Puerto Rican writer Mayra Santos Febres, in an interview with EFE, reflects on the characters of her latest novel, Fe en disfraz (Faith in Disguise), which addresses the consequences of slavery for women who were sexually abused. The brief novel—only 115 pages—has a “strong erotic component,” as it tells of the torrid relationship between Martín Tirado, a Puerto Rican computer scientist, and Venezuelan historian María Fernanda Verdejo, whose lives come together at the University of Chicago.
Santos Febres stressed that in her new novel she was aiming at a length more accessible to the general public. She also pointed out that her goal was to find a forum for a discussion of the consequences of the sexual exploitation perpetrated during slavery. “The novel bears the burden of historical memory,” said the author, for whom his book recalls Carlos Fuentes’ Aura.

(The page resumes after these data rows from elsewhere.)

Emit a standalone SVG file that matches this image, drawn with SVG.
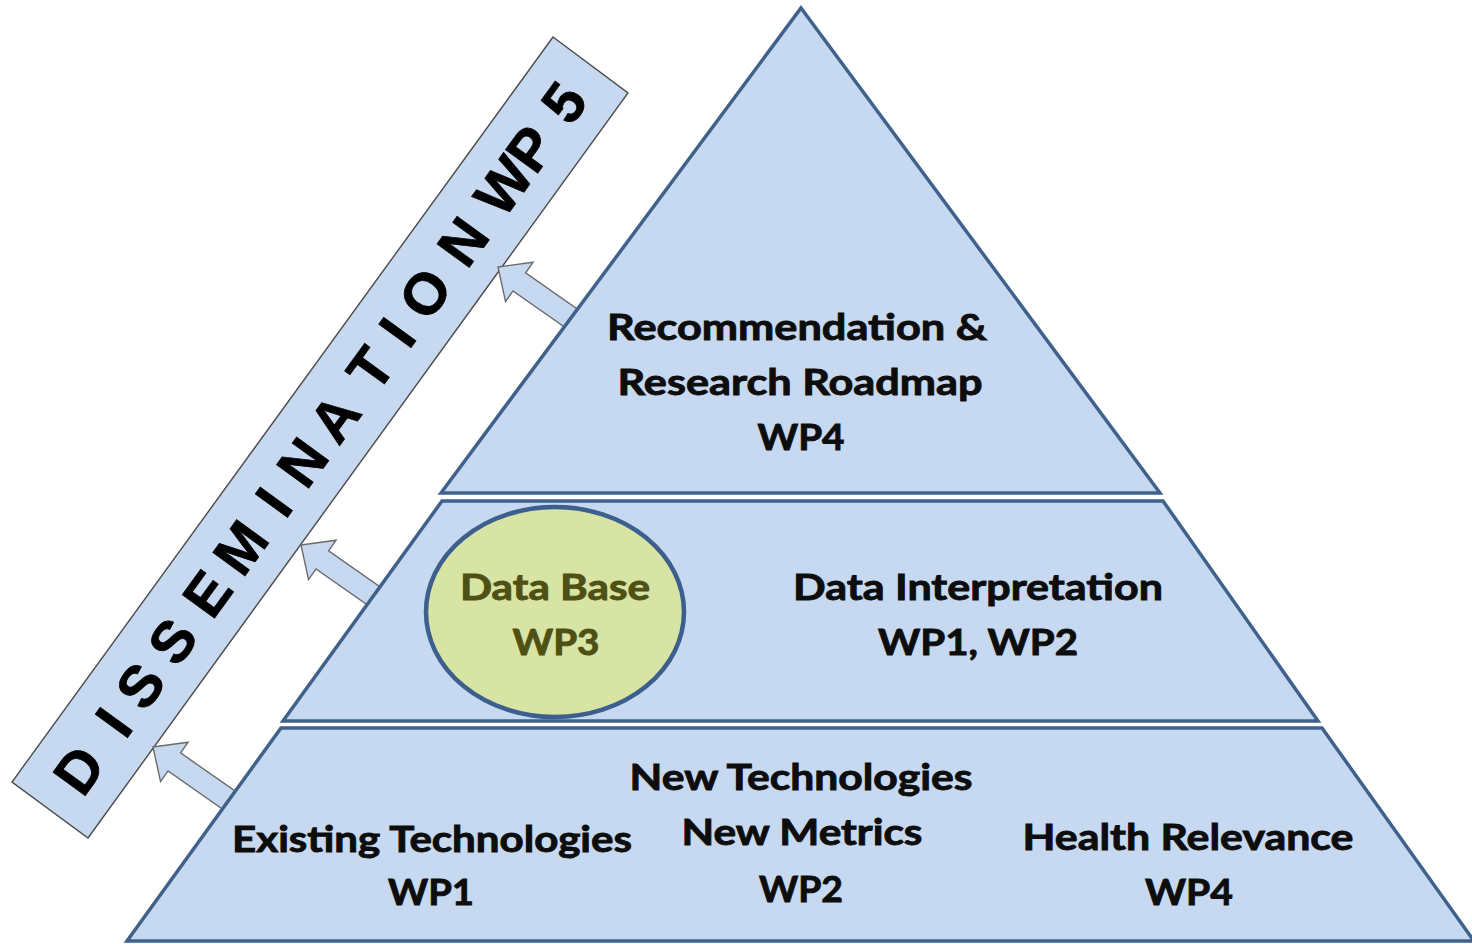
<svg xmlns="http://www.w3.org/2000/svg" width="1472" height="944" viewBox="0 0 1472 944">
<defs>
<style>
.tier{fill:#c6d9f0;stroke:#40618c;stroke-width:3.5;stroke-linejoin:miter}
.lbl{font-family:Lato,"Open Sans","Liberation Sans",sans-serif;font-weight:bold;font-size:37px;fill:#0d0d0d;stroke:#0d0d0d;stroke-width:0.9;text-anchor:middle}
.olive{fill:#4f5014;stroke:#4f5014}
.arrow{fill:#c6d9f0;stroke:#6b6b6b;stroke-width:1.4;stroke-linejoin:miter}
.banner{fill:#c6d9f0;stroke:#4a4a4a;stroke-width:1.4}
.btxt{font-family:"Liberation Sans",Arial,sans-serif;font-weight:bold;font-size:58px;fill:#000;stroke:#000;stroke-width:0.8;text-anchor:middle}
</style>
<path id="arr" d="M0,0 L26,-24 L26,-11 L92,-11 L92,11 L26,11 L26,24 Z"/>
</defs>
<rect width="1472" height="944" fill="#ffffff"/>

<g id="dissemination">
<polygon class="banner" points="553,37 628,93 88,838 12,782"/>
<text class="btxt" transform="translate(320,437) rotate(-54)" y="21" x="-411 -352 -307 -252 -193 -136 -80 -31 24 85 130 178 242 311 357 414">DISSEMINATIONWP5</text>
</g>

<g id="connectors">
<use href="#arr" class="arrow" transform="translate(498,267) rotate(35)"/>
<use href="#arr" class="arrow" transform="translate(301,545) rotate(35)"/>
<use href="#arr" class="arrow" transform="translate(153,747) rotate(35)"/>
</g>

<g id="tier-top">
<path class="tier" d="M801,8 L1160,493 L441,493 Z"/>
<text class="lbl" x="797" y="340" textLength="380" lengthAdjust="spacingAndGlyphs">Recommendation &amp;</text>
<text class="lbl" x="800" y="395" textLength="365" lengthAdjust="spacingAndGlyphs">Research Roadmap</text>
<text class="lbl" x="801" y="450" textLength="87" lengthAdjust="spacingAndGlyphs">WP4</text>
</g>

<g id="tier-middle">
<path class="tier" d="M442,501 L1163,501 L1318,721 L283,721 Z"/>
<text class="lbl" x="978" y="600" textLength="370" lengthAdjust="spacingAndGlyphs">Data Interpretation</text>
<text class="lbl" x="978" y="655" textLength="200" lengthAdjust="spacingAndGlyphs">WP1, WP2</text>
</g>

<g id="database">
<ellipse cx="555" cy="612" rx="129" ry="105" fill="#d7e4a4" stroke="#3c5f8e" stroke-width="4.5"/>
<text class="lbl olive" x="555" y="600" textLength="190" lengthAdjust="spacingAndGlyphs">Data Base</text>
<text class="lbl olive" x="556" y="655" textLength="87" lengthAdjust="spacingAndGlyphs">WP3</text>
</g>

<g id="tier-bottom">
<path class="tier" d="M281,728 L1322,728 L1474,941 L127,941 Z"/>
<text class="lbl" x="432" y="852" textLength="400" lengthAdjust="spacingAndGlyphs">Existing Technologies</text>
<text class="lbl" x="431" y="905" textLength="86" lengthAdjust="spacingAndGlyphs">WP1</text>
<text class="lbl" x="801" y="790" textLength="343" lengthAdjust="spacingAndGlyphs">New Technologies</text>
<text class="lbl" x="802" y="845" textLength="241" lengthAdjust="spacingAndGlyphs">New Metrics</text>
<text class="lbl" x="801" y="902" textLength="84" lengthAdjust="spacingAndGlyphs">WP2</text>
<text class="lbl" x="1188" y="850" textLength="331" lengthAdjust="spacingAndGlyphs">Health Relevance</text>
<text class="lbl" x="1189" y="905" textLength="88" lengthAdjust="spacingAndGlyphs">WP4</text>
</g>
</svg>
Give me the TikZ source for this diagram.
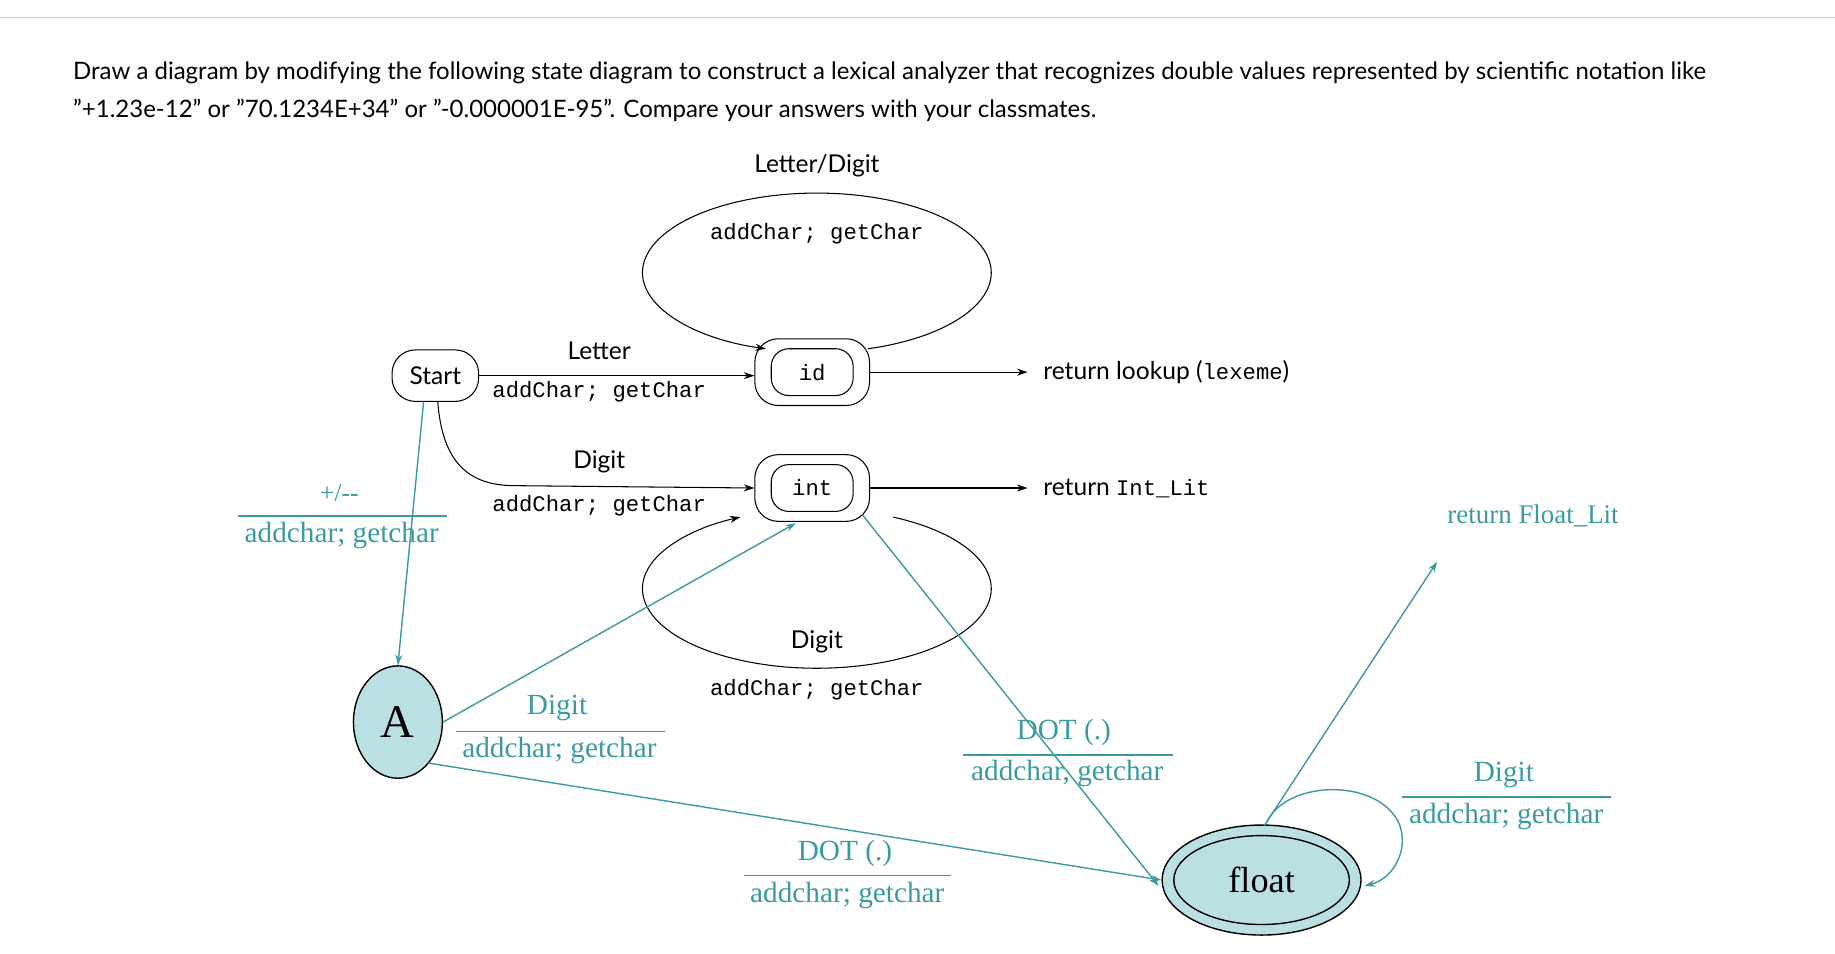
\documentclass[tikz,border=0pt]{standalone}
\usepackage{fontspec}
\setmainfont{Lato}
\newfontfamily\serifT{Liberation Serif}
\newfontfamily\monoT{Liberation Mono}
\usetikzlibrary{arrows.meta,shapes.geometric}
\definecolor{teal}{HTML}{3A9AA0}
\definecolor{lteal}{HTML}{BAE0E3}
\begin{document}
\begin{tikzpicture}[x=1pt,y=1pt,
 blk/.style={draw=black,line width=0.9pt,-{Stealth[length=9pt,width=6pt]}},
 tl/.style={draw=teal,line width=1.2pt,-{Stealth[length=9pt,width=6pt]}},
 sans/.style={font=\fontsize{21}{24}\selectfont},
 mono/.style={font=\monoT\fontsize{19}{22}\selectfont},
 ser/.style={text=teal,font=\serifT\fontsize{25}{28}\selectfont},
 acc/.style={draw,rounded corners=20pt,minimum width=98pt,minimum height=57pt,line width=0.9pt},
 inn/.style={draw,rounded corners=15pt,minimum width=70pt,minimum height=40pt,line width=0.9pt,mono}]
\useasboundingbox (0,0) rectangle (1568,815);
\draw[gray!40,line width=1pt] (0,800) -- (1568,800);
\node[anchor=west,font=\fontsize{20.5}{24}\selectfont] (t1) at (59,753) {Draw a diagram by modifying the following state diagram to construct a lexical analyzer that recognizes double values represented by scientific notation like};
\node[anchor=west,font=\fontsize{20.5}{24}\selectfont] (t2) at (59,721) {"+1.23e-12" or "70.1234E+34" or "-0.000001E-95". Compare your answers with your classmates.};
% states
\node[draw,rounded corners=20pt,minimum width=74pt,minimum height=44pt,line width=0.9pt,sans] (start) at (372,494) {Start};
\node[acc] (id) at (694,497) {};
\node[inn] (idi) at (694,497) {id};
\node[acc] (int) at (694,398) {};
\node[inn] (inti) at (694,398) {int};
\node[ellipse,draw,fill=lteal,line width=1.2pt,minimum width=76pt,minimum height=96pt,inner sep=0pt,font=\serifT\fontsize{40}{44}\selectfont] (A) at (340,198) {A};
\node[ellipse,draw,fill=lteal,line width=1.2pt,minimum width=170pt,minimum height=94pt] (float) at (1078,63) {};
\node[ellipse,draw,line width=1.2pt,minimum width=150pt,minimum height=76pt,font=\serifT\fontsize{31}{34}\selectfont] (floati) at (1078,63) {float};
% black edges
\node[sans] (ld) at (698,673) {Letter/Digit};
\node[mono] (lda) at (698,615) {addChar; getChar};
\draw[blk] ([shift={(-73:149 and 68)}]698,582) arc[start angle=-73,end angle=253,x radius=149,y radius=68];
\draw[blk] (start.east) -- (id.west |- start.east) coordinate (e1);
\node[sans] (lt) at (512,515) {Letter};
\node[mono] (lta) at (512,480) {addChar; getChar};
\coordinate (r1) at (878,497);
\draw[blk] (id.east) -- (r1);
\node[anchor=west,sans] (rl) at (888,497) {return lookup ({\monoT\fontsize{19}{22}\selectfont lexeme})};
\draw[blk] (374,472) .. controls (378,420) and (400,400) .. (440,400) -- (int.west);
\node[sans] (dg) at (512,420) {Digit};
\node[mono] (dga) at (512,383) {addChar; getChar};
\coordinate (r2) at (878,398);
\draw[blk] (int.east) -- (r2);
\node[anchor=west,sans] (ri) at (888,398) {return {\monoT\fontsize{19}{22}\selectfont Int\_Lit}};
\draw[blk] ([shift={(64:149 and 68)}]698,312) arc[start angle=64,end angle=-244,x radius=149,y radius=68];
\node[sans] (dg2) at (698,267) {Digit};
\node[mono] (dg2a) at (698,226) {addChar; getChar};
% teal edges
\draw[tl] (362,472) -- (A.north);
\node[ser,font=\serifT\fontsize{22}{24}\selectfont] (pm) at (290,394) {+/--};
\draw[teal,line width=1.2pt] (203,374) -- (382,374);
\node[ser] (pma) at (292,357) {addchar; getchar};
\draw[tl] (A.east) -- (680,368);
\node[ser] (ad) at (476,210) {Digit};
\draw[teal,line width=1.2pt] (390,190) -- (568,190);
\node[ser] (ada) at (478,174) {addchar; getchar};
\draw[tl] (366,163) -- (float.west);
\node[ser] (ad2) at (722,86) {DOT (.)};
\draw[teal,line width=1.2pt] (636,67) -- (813,67);
\node[ser] (ad2a) at (724,50) {addchar; getchar};
\draw[tl] (737,375) -- (990,58);
\node[ser] (id2) at (909,189) {DOT (.)};
\draw[teal,line width=1.2pt] (823,170) -- (1002,170);
\node[ser] (id2a) at (912,154) {addchar, getchar};
\coordinate (fr) at (1228,335);
\draw[tl] (1080,109) -- (fr);
\node[ser,font=\serifT\fontsize{23}{26}\selectfont] (rf) at (1310,374) {return Float\_Lit};
\draw[tl] (1082,112) .. controls (1100,150) and (1180,150) .. (1196,110) .. controls (1204,88) and (1190,64) .. (1166,58);
\node[ser] (fd) at (1285,153) {Digit};
\draw[teal,line width=1.2pt] (1198,134) -- (1377,134);
\node[ser] (fda) at (1287,117) {addchar; getchar};
\end{tikzpicture}
\end{document}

Santos-Febres explained that Martín Tirado is a computer scientist with a commonplace life and a linguist-girlfriend in Madrid bride whose life changes irrevocably when he relocates temporarily to work on a project in Chicago and meets the black Venezuelan scholar. Their relationship changes radically every October 31, when she dons the disguise of a slave. Santos Febres told the EFE interviewer that she had waited until her fourth novel to address the topic because she did not want to be labeled as a writer that only dealt with black topics and feared being misunderstood.
Santos Febres was a finalist for the Espasa Calpe Primavera prize for her novel Our Lady of the Night, and won the Letras de Oro Award (1994) for her short story collection Pez de vidrio. She also won the Juan Rulfo Short Story Award for Oso blanco (1996).
Santos Febres currently directs the writing workshop at the University of Puerto Rico.